Calculating Torque and Rotational Inertia for Opening a Heavy Door

[tymartin]

Homework Statement

You need to open a heavy door that's 30 inches wide. Instictively, you push near the edge that's farthest from the hinges. If, instead, you had pushed at a point only 10 inches in from the hinges, how much harder would you have had to push to open the door at the same speed? Explain your answer.

Homework Equations

Here is my attempt at the problem below. I don't know where I'm making my mistake. Any help would be appreciated. Thanks.

The Attempt at a Solution

30 inches= .76 m
Mass of Door-14 kg

I=1/3 (14kg)(.25)2 Rotational Inertia
1/3(14)(.063) I=1/3M/2
1/3(.88) I=1/3 (14kg) (.58)
.29 1/3 (8.12)
2.7
2.7/.29=9.3

 

[LowlyPion]

Is it that hard?

Isn't the same Torque required to open the door?
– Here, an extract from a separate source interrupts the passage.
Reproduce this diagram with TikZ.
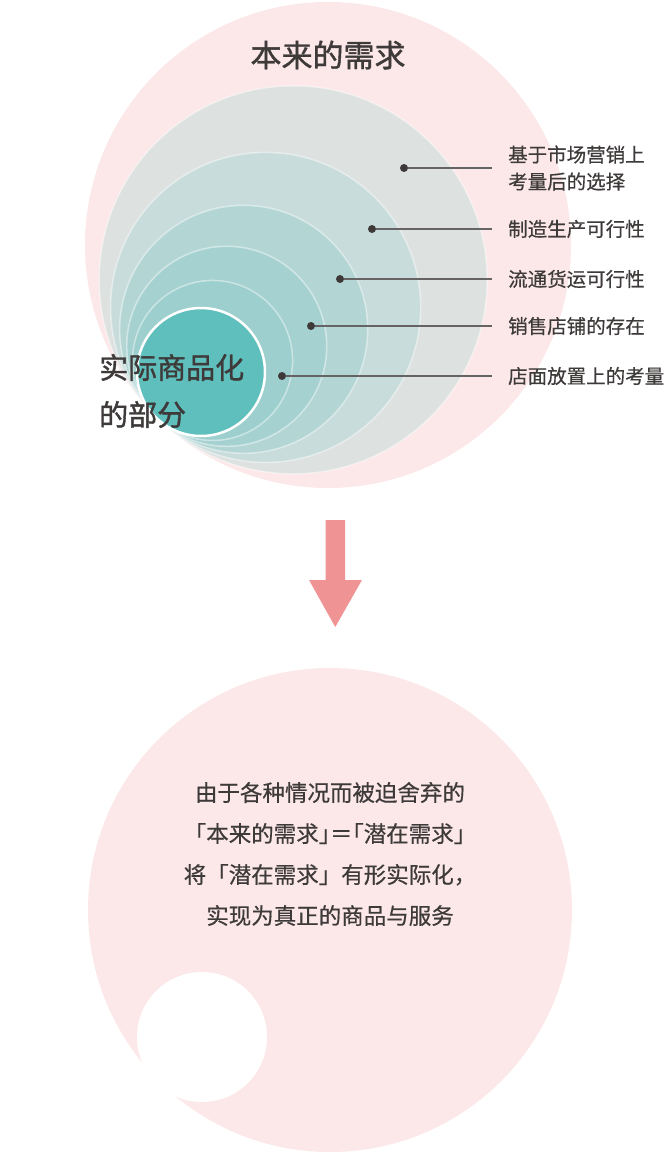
\documentclass[tikz,border=0pt]{standalone}
\usepackage{fontspec}
\newfontfamily\cjk[FakeBold=0.5]{Noto Sans CJK SC}
\newfontfamily\cjkheavy[FakeBold=1.3]{Noto Sans CJK SC}
\newfontfamily\cjkhalt[FakeBold=0.5,RawFeature=+halt]{Noto Sans CJK SC}
\definecolor{pinkbg}{HTML}{FCE8E9}
\definecolor{ringa}{HTML}{DDE1E0}
\definecolor{ringb}{HTML}{C7DCDB}
\definecolor{ringc}{HTML}{B3D6D5}
\definecolor{ringd}{HTML}{A5D1D0}
\definecolor{ringe}{HTML}{9CCFCD}
\definecolor{coreteal}{HTML}{5EBFBC}
\definecolor{textdark}{HTML}{3E3A3A}
\definecolor{leadergray}{HTML}{656363}
\definecolor{arrowpink}{HTML}{F09394}
\begin{document}
\begin{tikzpicture}
[x=1pt,y=-1pt,
  nodedecorate/.style={shape=circle,inner sep=0pt,minimum size=8pt,fill=textdark},
  labeldecorate/.style={anchor=west,inner xsep=16pt,inner ysep=0pt,align=left,text=textdark,font=\cjk\fontsize{19.5}{27}\selectfont},
  linedecorate/.style={-,line width=1.8pt,draw=leadergray},
  ringdecorate/.style={draw=white,draw opacity=0.45,line width=1.5pt}]
\useasboundingbox (0,0) rectangle (670,1156);
%% nested circles, all touching at the lower left
\fill[pinkbg] (328,245) circle[radius=243pt];
\foreach \r/\col in {194/ringa, 155/ringb, 124/ringc, 100/ringd, 80/ringe} {
  \filldraw[ringdecorate,fill=\col] ({156+0.7071*\r},{417-0.7071*\r}) circle[radius=\r pt];
}
\filldraw[fill=coreteal,draw=white,line width=2.5pt] (201,372) circle[radius=64pt];
%% titles
\node (need) at (328,55) [text=textdark,font=\cjkheavy\fontsize{31}{31}\selectfont] {本来的需求};
\node (real) at (99,391) [anchor=west,align=left,inner sep=0pt,text=textdark,font=\cjkheavy\fontsize{29}{47}\selectfont] {实际商品化\\的部分};
%% dots and labels
\foreach \nodename/\x/\y/\txt in {a/404/168/基于市场营销上\\考量后的选择, b/372/229/制造生产可行性, c/340/279/流通货运可行性, d/311/326/销售店铺的存在, e/282/376/店面放置上的考量} {
  \node (dot\nodename) at (\x,\y) [nodedecorate] {};
  \node (lab\nodename) at (492,\y) [labeldecorate] {\txt};
}
%% leader lines
\path
\foreach \nodename in {a,b,c,d,e} {
  (dot\nodename) edge[linedecorate] (lab\nodename)
};
%% arrow
\fill[arrowpink] (325.5,520) -- (345,520) -- (345,580) -- (362,580) -- (335.25,627) -- (309,580) -- (325.5,580) -- cycle;
%% lower circle
\fill[pinkbg] (330,910) circle[radius=242pt];
\fill[white] (202,1037) circle[radius=65pt];
\node (latent) at (330,854) [align=center,text=textdark,font=\cjk\fontsize{22.5}{41}\selectfont] {由于各种情况而被迫舍弃的\\{\cjkhalt 「}本来的需求{\cjkhalt 」}＝{\cjkhalt 「}潜在需求{\cjkhalt 」}\\将「潜在需求」有形实际化，\\实现为真正的商品与服务};
\end{tikzpicture}
\end{document}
Meaning same I and same a?

So isn't the question what force acting at 1/3 the distance is needed to accomplish the same result?

 

[nlightner]

Torque=Force x Distance

Torque at 30 inches= Force x .76m
Torque at 10 inches= Force x .25m

Since we want to open the door at the same speed, we can set the two torques equal to each other:

Force x .76m = Force x .25m

Solving for force, we get:

Force = (.25m/.76m) x Force = 0.33 x Force

Therefore, if we pushed at a point 10 inches from the hinges, we would have to apply 0.33 times the force compared to pushing at the edge farthest from the hinges. In other words, we would have to push with 3 times the force to achieve the same speed of opening the door. This is because the rotational inertia of the door is lower when pushing at a point closer to the hinges, so a smaller force is needed to achieve the same torque.